Housing solutions responding to the needs of Aboriginal and Torres Strait Islander Peoples
Aboriginal and Torres Strait Islander peoples are significantly over-represented among Queensland’s homeless population and have enduring and unmet housing
- Lack of access to safe, secure, and appropriate homes throughout regional Queensland
- Lower levels of home ownership and higher dependency on the private rental market
- Ageing community housing stock that needs upgrades
- Insufficient revenue from housing provision to address community needs.
Q Shelter works closely with Aboriginal and Torres Strait Islander Housing Queensland to support solutions to housing supply and sector capacity consistent with our core strategic outcomes.
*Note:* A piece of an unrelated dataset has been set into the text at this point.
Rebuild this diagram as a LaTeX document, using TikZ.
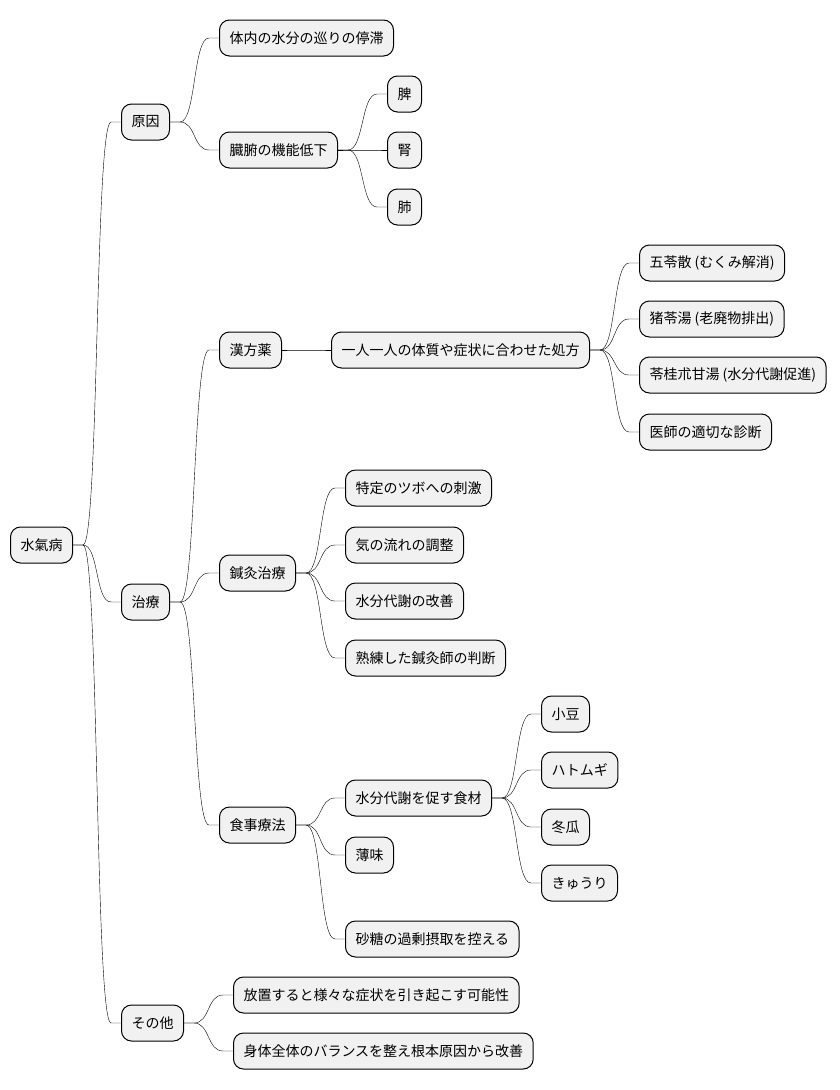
\documentclass[tikz,border=0pt]{standalone}
\usepackage{fontspec}
\setmainfont{Noto Sans CJK JP}
\usetikzlibrary{calc}
\definecolor{boxgray}{HTML}{F1F1F1}

\begin{document}
\begin{tikzpicture}[x=1pt, y=-1pt,
  box/.style={draw, line width=1pt, rounded corners=10pt, fill=boxgray, anchor=west,
              minimum height=36pt, inner xsep=10pt, font=\fontsize{14}{16}\selectfont},
  lnk/.style={line width=0.8pt, to path={-- ++(10,0) .. controls +(16,0) and +(-16,0)
              .. ($(\tikztotarget)+(-10,0)$) -- (\tikztotarget)}}]
  \useasboundingbox (0,0) rectangle (840,1090);
  % root and first level
  \node[box] (root) at (10,545) {水氣病};
  \node[box] (cause) at (121,122) {原因};
  \node[box] (treat) at (121,602) {治療};
  \node[box] (other) at (121,1023) {その他};
  % causes
  \node[box] (stag) at (219,38) {体内の水分の巡りの停滞};
  \node[box] (organ) at (219,150) {臓腑の機能低下};
  \node[box] (spleen) at (387,94) {脾};
  \node[box] (kidney) at (387,150) {腎};
  \node[box] (lung) at (387,207) {肺};
  % kampo
  \node[box] (kampo) at (219,350) {漢方薬};
  \node[box] (rx) at (331,350) {一人一人の体質や症状に合わせた処方};
  \node[box] (gorei) at (639,263) {五苓散 (むくみ解消)};
  \node[box] (chorei) at (639,319) {猪苓湯 (老廃物排出)};
  \node[box] (ryokei) at (639,375) {苓桂朮甘湯 (水分代謝促進)};
  \node[box] (diag) at (639,432) {医師の適切な診断};
  % acupuncture
  \node[box] (acu) at (219,573) {鍼灸治療};
  \node[box] (tsubo) at (345,488) {特定のツボへの刺激};
  \node[box] (qi) at (345,545) {気の流れの調整};
  \node[box] (meta) at (345,601) {水分代謝の改善};
  \node[box] (judge) at (345,658) {熟練した鍼灸師の判断};
  % diet
  \node[box] (diet) at (219,825) {食事療法};
  \node[box] (food) at (345,798) {水分代謝を促す食材};
  \node[box] (azuki) at (541,714) {小豆};
  \node[box] (hatomugi) at (541,770) {ハトムギ};
  \node[box] (togan) at (541,827) {冬瓜};
  \node[box] (kyuri) at (541,883) {きゅうり};
  \node[box] (light) at (345,855) {薄味};
  \node[box] (sugar) at (345,939) {砂糖の過剰摂取を控える};
  % others
  \node[box] (neglect) at (233,995) {放置すると様々な症状を引き起こす可能性};
  \node[box] (whole) at (233,1051) {身体全体のバランスを整え根本原因から改善};
  % branches
  \foreach \a/\b in {root/cause, root/treat, root/other,
                     cause/stag, cause/organ, organ/spleen, organ/kidney, organ/lung,
                     treat/kampo, treat/acu, treat/diet, kampo/rx,
                     rx/gorei, rx/chorei, rx/ryokei, rx/diag,
                     acu/tsubo, acu/qi, acu/meta, acu/judge,
                     diet/food, diet/light, diet/sugar,
                     food/azuki, food/hatomugi, food/togan, food/kyuri,
                     other/neglect, other/whole}
    \draw (\a.east) to[lnk] (\b.west);
\end{tikzpicture}
\end{document}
As such, Q Shelter supports the following recommendations.
- Establish Queensland First Nations Housing Future Fund to invest in funding Queensland ICHOs (Indigenous Community Housing Organisations) housing supply with links to local jobs.
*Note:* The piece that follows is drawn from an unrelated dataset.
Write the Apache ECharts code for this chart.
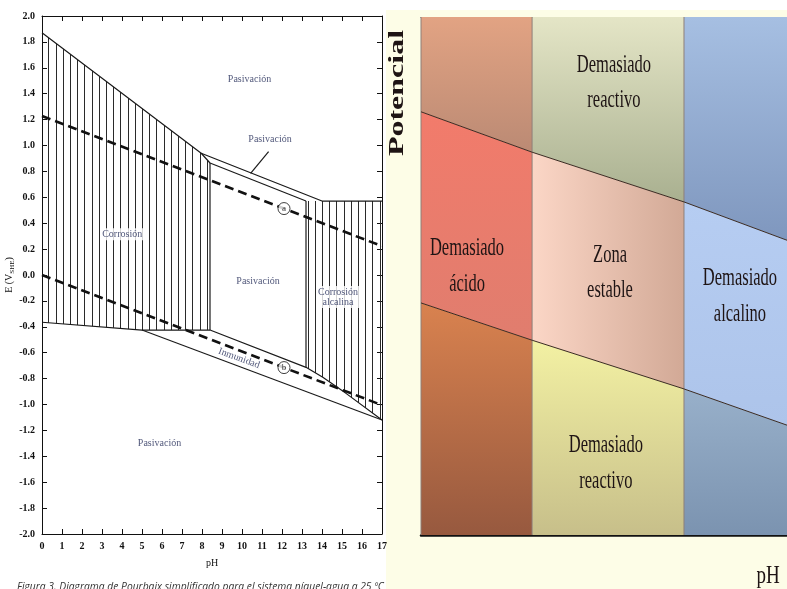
<!DOCTYPE html>
<html>
<head>
<meta charset="utf-8">
<script src="https://cdn.jsdelivr.net/npm/echarts@6/dist/echarts.min.js"></script>
<style>
  html, body { margin: 0; padding: 0; background: #ffffff; }
  #main { width: 787px; height: 589px; }
</style>
</head>
<body>
<div id="main"></div>
<script>
// --- left chart: simplified Pourbaix diagram (nickel-water) ---
var corrosionAcid = [[0, 1.87], [7.96, 0.94], [8.4, 0.865], [8.4, -0.425], [5, -0.425], [0, -0.365]];
var corrosionAlk = [[13.2, 0.571], [17, 0.571], [17, -1.12], [15.2, -0.914], [14.04, -0.79], [13.2, -0.713]];
var boundaryLines = [
    [[0, 1.87], [7.96, 0.94], [8.4, 0.865]],
    [[7.96, 0.94], [14.0, 0.571], [17, 0.571]],
    [[8.4, 0.865], [13.2, 0.571]],
    [[8.4, 0.865], [8.4, -0.425]],
    [[13.2, 0.571], [13.2, -0.713]],
    [[0, -0.365], [5, -0.425], [8.4, -0.425]],
    [[8.4, -0.425], [13.2, -0.713], [14.04, -0.79], [15.2, -0.914], [17, -1.12]],
    [[5, -0.425], [17, -1.12]],
    [[11.33, 0.952], [10.43, 0.785]]
];
var waterLineA = [[0, 1.228], [17, 0.223]];
var waterLineB = [[0, 0], [17, -1.005]];
var markerNames = ['a', 'b'];
var markerPos = [[12.1, 0.513], [12.1, -0.715]];
var leftLabels = ['Pasivación', 'Pasivación', 'Corrosión', 'Pasivación', 'Corrosión\nalcalina', 'Pasivación', 'Inmunidad'];
var leftLabelPos = [[10.375, 1.513], [11.4, 1.048], [4.01, 0.314], [10.8, -0.046], [14.8, -0.17], [5.875, -1.30], [9.85, -0.643]];

// --- right chart: schematic zones ---
var rightBounds = [0, 4.25, 10.06, 14];
var upperLine = [8.17, 7.39, 6.43, 5.69];
var lowerLine = [4.48, 3.76, 2.82, 2.12];
var zoneLabels = ['Demasiado\nreactivo', 'Demasiado\nácido', 'Zona\nestable', 'Demasiado\nalcalino', 'Demasiado\nreactivo'];
var zoneLabelPos = [[7.38, 8.73], [1.76, 5.19], [7.23, 5.06], [12.2, 4.61], [7.07, 1.39]];

// colours per column: [top, middle, bottom], each [from, to]
var zoneColors = [
    [['#e2a383', '#bb8a74'], ['#f27b6b', '#e07d6e'], ['#d9824f', '#97593f']],
    [['#e4e5c6', '#a9b090'], ['#fbd6c6', '#d2a996'], ['#f3f1a3', '#c7bf8a']],
    [['#a6bfe2', '#7f97be'], ['#b6cdf2', '#adc4ea'], ['#98b0ca', '#7b93b0']]
];

var serif = '"Liberation Serif", "DejaVu Serif", serif';

function hatchCanvas() {
    var c = document.createElement('canvas');
    c.width = 36; c.height = 8;
    var ctx = c.getContext('2d');
    ctx.strokeStyle = '#2a2a2a';
    ctx.lineWidth = 1;
    [5.5, 12.5, 20.5, 27.5, 34.5].forEach(function (x) {
        ctx.beginPath(); ctx.moveTo(x, 0); ctx.lineTo(x, 8); ctx.stroke();
    });
    return c;
}
var hatch = hatchCanvas();

// build zone polygons
var zones = [];
for (var i = 0; i < 3; i++) {
    var a = rightBounds[i], b = rightBounds[i + 1];
    zones.push({ pts: [[a, 10], [b, 10], [b, upperLine[i + 1]], [a, upperLine[i]]], col: zoneColors[i][0], horiz: false });
    zones.push({ pts: [[a, upperLine[i]], [b, upperLine[i + 1]], [b, lowerLine[i + 1]], [a, lowerLine[i]]], col: zoneColors[i][1], horiz: i === 1 });
    zones.push({ pts: [[a, lowerLine[i]], [b, lowerLine[i + 1]], [b, 0], [a, 0]], col: zoneColors[i][2], horiz: false });
}

var myChart = echarts.init(document.getElementById('main'));

var series = [];

// hatched corrosion regions
series.push({
    type: 'custom', xAxisIndex: 0, yAxisIndex: 0, silent: true, z: 1,
    data: [0, 1],
    renderItem: function (params, api) {
        var poly = [corrosionAcid, corrosionAlk][params.dataIndex];
        return {
            type: 'polygon',
            shape: { points: poly.map(function (p) { return api.coord(p); }) },
            style: { fill: { image: hatch, repeat: 'repeat' }, stroke: null }
        };
    }
});

boundaryLines.forEach(function (pts) {
    series.push({
        type: 'line', xAxisIndex: 0, yAxisIndex: 0, data: pts, symbol: 'none', silent: true, z: 3,
        lineStyle: { color: '#1a1a1a', width: 1.2 }
    });
});

[waterLineA, waterLineB].forEach(function (pts) {
    series.push({
        type: 'line', xAxisIndex: 0, yAxisIndex: 0, data: pts, symbol: 'none', silent: true, z: 4,
        lineStyle: { color: '#111', width: 2.6, type: [9, 5] }
    });
});

series.push({
    type: 'scatter', xAxisIndex: 0, yAxisIndex: 0, silent: true, z: 6,
    symbol: 'circle', symbolSize: 12,
    itemStyle: { color: '#fff', borderColor: '#111', borderWidth: 1 },
    label: { show: true, position: 'inside', formatter: '{b}', fontFamily: serif, fontSize: 9, color: '#111' },
    data: markerNames.map(function (n, k) { return { name: n, value: markerPos[k] }; })
});

series.push({
    type: 'scatter', xAxisIndex: 0, yAxisIndex: 0, silent: true, z: 7, symbolSize: 0,
    label: {
        show: true, position: 'inside', formatter: '{b}', fontFamily: serif, fontSize: 10,
        lineHeight: 10, color: '#1d2552', backgroundColor: '#fff', padding: [1, 1]
    },
    data: leftLabels.map(function (n, k) {
        var item = { name: n, value: leftLabelPos[k] };
        if (n === 'Inmunidad') item.label = { rotate: -20, backgroundColor: 'transparent' };
        return item;
    })
});

// right zones
series.push({
    type: 'custom', xAxisIndex: 2, yAxisIndex: 2, silent: true, z: 1,
    data: zones.map(function (z, k) { return k; }),
    renderItem: function (params, api) {
        var z = zones[params.dataIndex];
        return {
            type: 'polygon',
            shape: { points: z.pts.map(function (p) { return api.coord(p); }) },
            style: {
                fill: {
                    type: 'linear', x: 0, y: 0, x2: z.horiz ? 1 : 0, y2: z.horiz ? 0 : 1,
                    colorStops: [{ offset: 0, color: z.col[0] }, { offset: 1, color: z.col[1] }]
                }
            }
        };
    }
});

rightBounds.slice(0, 3).forEach(function (x) {
    series.push({
        type: 'line', xAxisIndex: 2, yAxisIndex: 2, data: [[x, 0], [x, 10]], symbol: 'none', silent: true, z: 2,
        lineStyle: { color: '#8d7f78', width: 1 }
    });
});

series.push({
    type: 'line', xAxisIndex: 2, yAxisIndex: 2, data: rightBounds.map(function (x, k) { return [x, upperLine[k]]; }),
    symbol: 'none', silent: true, z: 3, lineStyle: { color: '#3a2a22', width: 1 }
});
series.push({
    type: 'line', xAxisIndex: 2, yAxisIndex: 2, data: rightBounds.map(function (x, k) { return [x, lowerLine[k]]; }),
    symbol: 'none', silent: true, z: 3, lineStyle: { color: '#3a2a22', width: 1 }
});

// zone captions: the source picture is stretched vertically, so the text is too
series.push({
    type: 'custom', xAxisIndex: 2, yAxisIndex: 2, silent: true, z: 5,
    data: zoneLabels.map(function (n, k) { return k; }),
    renderItem: function (params, api) {
        var p = api.coord(zoneLabelPos[params.dataIndex]);
        return {
            type: 'text', x: p[0], y: p[1], scaleY: 1.55,
            style: {
                text: zoneLabels[params.dataIndex], font: '16.5px ' + serif, lineHeight: 23,
                fill: '#1e1414', textAlign: 'center', textVerticalAlign: 'middle'
            }
        };
    }
});

var tickLabel = { fontFamily: serif, fontSize: 10, fontWeight: 'bold', color: '#111' };
var blackLine = { onZero: false, lineStyle: { color: '#111', width: 1 } };

var option = {
    animation: false,
    backgroundColor: '#ffffff',
    graphic: [
        { type: 'rect', z: -1, shape: { x: 386, y: 10, width: 401, height: 579 }, style: { fill: '#fdfde7' } },
        {
            type: 'text', x: 398, y: 93, rotation: Math.PI / 2, scaleX: 1.6, z: 10,
            style: { text: 'Potencial', font: 'bold 20px ' + serif, fill: '#1e1414', textAlign: 'center', textVerticalAlign: 'middle' }
        },
        {
            type: 'text', x: 768, y: 577, scaleY: 1.3, z: 10,
            style: { text: 'pH', font: '19px ' + serif, fill: '#1e1414', textAlign: 'center', textVerticalAlign: 'middle' }
        },
        {
            type: 'text', x: 17, y: 582, z: 10,
            style: { text: 'Figura 3. Diagrama de Pourbaix simplificado para el sistema níquel-agua a 25 ºC', font: 'italic 10.3px "Open Sans", sans-serif', fill: '#333', textVerticalAlign: 'top' }
        }
    ],
    grid: [
        { left: 42, top: 16, right: 405, bottom: 55 },
        { left: 421, top: 17, right: 0, bottom: 54 }
    ],
    xAxis: [
        {
            gridIndex: 0, type: 'value', min: 0, max: 17, interval: 1,
            name: 'pH', nameLocation: 'middle', nameGap: 24,
            nameTextStyle: { fontFamily: serif, fontSize: 10, color: '#111' },
            axisLine: blackLine, axisTick: { inside: true, length: 5, lineStyle: { color: '#111' } },
            axisLabel: Object.assign({ margin: 7 }, tickLabel), splitLine: { show: false }
        },
        {
            gridIndex: 0, type: 'value', position: 'top', min: 0, max: 17, interval: 1,
            axisLine: blackLine, axisTick: { inside: true, length: 5, lineStyle: { color: '#111' } },
            axisLabel: { show: false }, splitLine: { show: false }
        },
        {
            gridIndex: 1, type: 'value', min: 0, max: 14,
            axisLine: { onZero: false, lineStyle: { color: '#111', width: 2.5 } }, axisTick: { show: false },
            axisLabel: { show: false }, splitLine: { show: false }
        },
        {
            gridIndex: 1, type: 'value', position: 'top', min: 0, max: 14,
            axisLine: { onZero: false, lineStyle: { color: '#3a3a3a', width: 1 } }, axisTick: { show: false },
            axisLabel: { show: false }, splitLine: { show: false }
        }
    ],
    yAxis: [
        {
            gridIndex: 0, type: 'value', min: -2, max: 2, interval: 0.2,
            name: 'E (V{s|SHE})', nameLocation: 'middle', nameGap: 25, nameRotate: 90,
            nameTextStyle: { fontFamily: serif, fontSize: 10, color: '#111', rich: { s: { fontFamily: serif, fontSize: 7, padding: [5, 0, 0, 0] } } },
            axisLine: blackLine, axisTick: { inside: true, length: 5, lineStyle: { color: '#111' } },
            axisLabel: Object.assign({ margin: 7, formatter: function (v) { return v.toFixed(1); } }, tickLabel),
            splitLine: { show: false }
        },
        {
            gridIndex: 0, type: 'value', position: 'right', min: -2, max: 2, interval: 0.2,
            axisLine: blackLine, axisTick: { inside: true, length: 5, lineStyle: { color: '#111' } },
            axisLabel: { show: false }, splitLine: { show: false }
        },
        {
            gridIndex: 1, type: 'value', min: 0, max: 10,
            axisLine: { show: false }, axisTick: { show: false }, axisLabel: { show: false }, splitLine: { show: false }
        }
    ],
    series: series
};

myChart.setOption(option);
</script>
</body>
</html>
- Provide operational funding to ICHOs for unmet operating costs including the costs of salaries, compliance, rates, maintenance and repairs, insurance, and other rising costs such as utilities.
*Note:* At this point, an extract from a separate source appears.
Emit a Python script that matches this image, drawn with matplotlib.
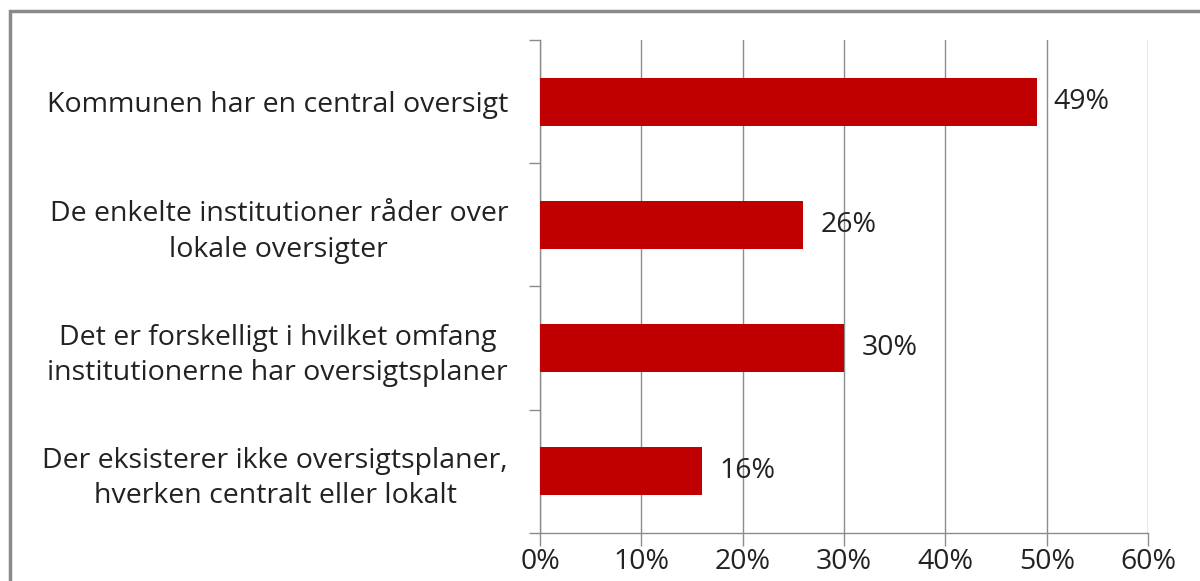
import matplotlib.pyplot as plt
from matplotlib.patches import Rectangle
import numpy as np

categories = [
    "Kommunen har en central oversigt",
    "De enkelte institutioner råder over\nlokale oversigter",
    "Det er forskelligt i hvilket omfang\ninstitutionerne har oversigtsplaner",
    "Der eksisterer ikke oversigtsplaner,\nhverken centralt eller lokalt",
]
values = [49, 26, 30, 16]
xticks = [0, 10, 20, 30, 40, 50, 60]

plt.rcParams['font.family'] = ['Open Sans', 'DejaVu Sans']
text_color = '#222222'
grid_color = '#8c8c8c'
fs = 20.5

fig = plt.figure(figsize=(12, 5.81), dpi=100)
ax = fig.add_axes([0.45, 0.0826, 0.9567 - 0.45, 0.9312 - 0.0826])

y = np.arange(len(categories))
ax.barh(y, values, height=0.39, color='#C00000', zorder=3)
for yi, v in zip(y, values):
    ax.text(v + 1.7, yi, f"{v}%", va='center', ha='left', fontsize=fs, color=text_color)

ax.set_xlim(0, 60)
ax.set_ylim(len(categories) - 0.5, -0.5)
ax.set_xticks(xticks)
ax.set_xticklabels([f"{t}%" for t in xticks], fontsize=fs, color=text_color)
ax.tick_params(axis='x', length=9, width=1, color=grid_color, pad=2)

ax.set_yticks(y)
ax.set_yticklabels(categories, fontsize=fs, color=text_color,
                   multialignment='center', linespacing=1.35)
ax.tick_params(axis='y', which='major', length=0, pad=23)
ax.set_yticks(np.arange(-0.5, len(categories)), minor=True)
ax.tick_params(axis='y', which='minor', length=8, width=1, color=grid_color)

ax.grid(axis='x', color=grid_color, linewidth=1, zorder=0)
for s in ['top', 'right']:
    ax.spines[s].set_visible(False)
for s in ['left', 'bottom']:
    ax.spines[s].set_color(grid_color)
    ax.spines[s].set_linewidth(1)

fig.patches.append(Rectangle((10 / 1200, -0.05), 1.1, 1 - 11 / 581 + 0.05,
                             transform=fig.transFigure, fill=False,
                             edgecolor='#8a8a8a', linewidth=2.5))

fig.savefig('out.png', dpi=100)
- Establish a specific capital funding program for ICHOs and Aboriginal and Torres Strait Islander Local Governments to support growth projects, reduce overcrowding and to fund maintenance and upgrades.
- Establish an ICHO Council Rates payment scheme to improve the financial viability of ICHOs.
- Invest in homelessness prevention and tenancy sustainment through rental subsidies and additional support for people at risk of losing their tenancy.
- Extend funding for Housing Queensland as a specialist housing peak organisation to provide certainty and longevity linked to the delivery of the Queensland Housing Strategy.
- Increase targeted capacity building funding for ICHOs through ATSIHQ to support participation in growth activities.
People living with disability
People living with disability experience considerable barriers to securing accessible and affordable housing in locations of their choice. While NDIS is an important system feature, the wider housing and support system needs to be responsive to and designed for people living with disability to ensure access and sustained support to find, get, and keep housing.
- Strengthen workforce capability in responding to the needs of people living with disability through capability of all roles and some specialist roles.
- Develop a housing co-design framework involving the Queensland State Government, community housing providers and people with lived experience of disability.
- Resource participation and input to the review of residential services facilities.
- Implement individual person-centred housing planning tools.
- Partner REIQ and REA Group to improve disability accessibility information about properties for sale or rent.
- Monitor the delivery of housing through growth activities that is accessible and appropriate for people living with disability.
- Progress full implementation of the National Construction Code new liveable housing design requirements for new properties and modify existing and ageing social housing stock as well.
People experiencing hoarding and squalor
Hoarding and squalor is caused by complex challenges relating to mental health, trauma, and disability. It severely impacts the sustainability of housing and can generate significant costs in providing support to people who are impacted.
Develop and fund a specialised program responding to hoarding and squalor as part of a tenancy sustainment response across all tenures. Include specialised roles, wider system support, and enablement and brokerage.
Develop guidelines on assessing and responding to hoarding and squalor for housing and support providers.
Provide ongoing training regarding hoarding and squalor responses for diverse human services.
Fund a peer recovery group and train peer support workers as part of the service system.
Make optimal use of Service Integration Groups to offer integrated responses to situations where there is hoarding and squalor. Use Place-based Response Teams as a point of escalation.
Build community understanding through public education of the causes, impacts and solutions to hoarding and squalor.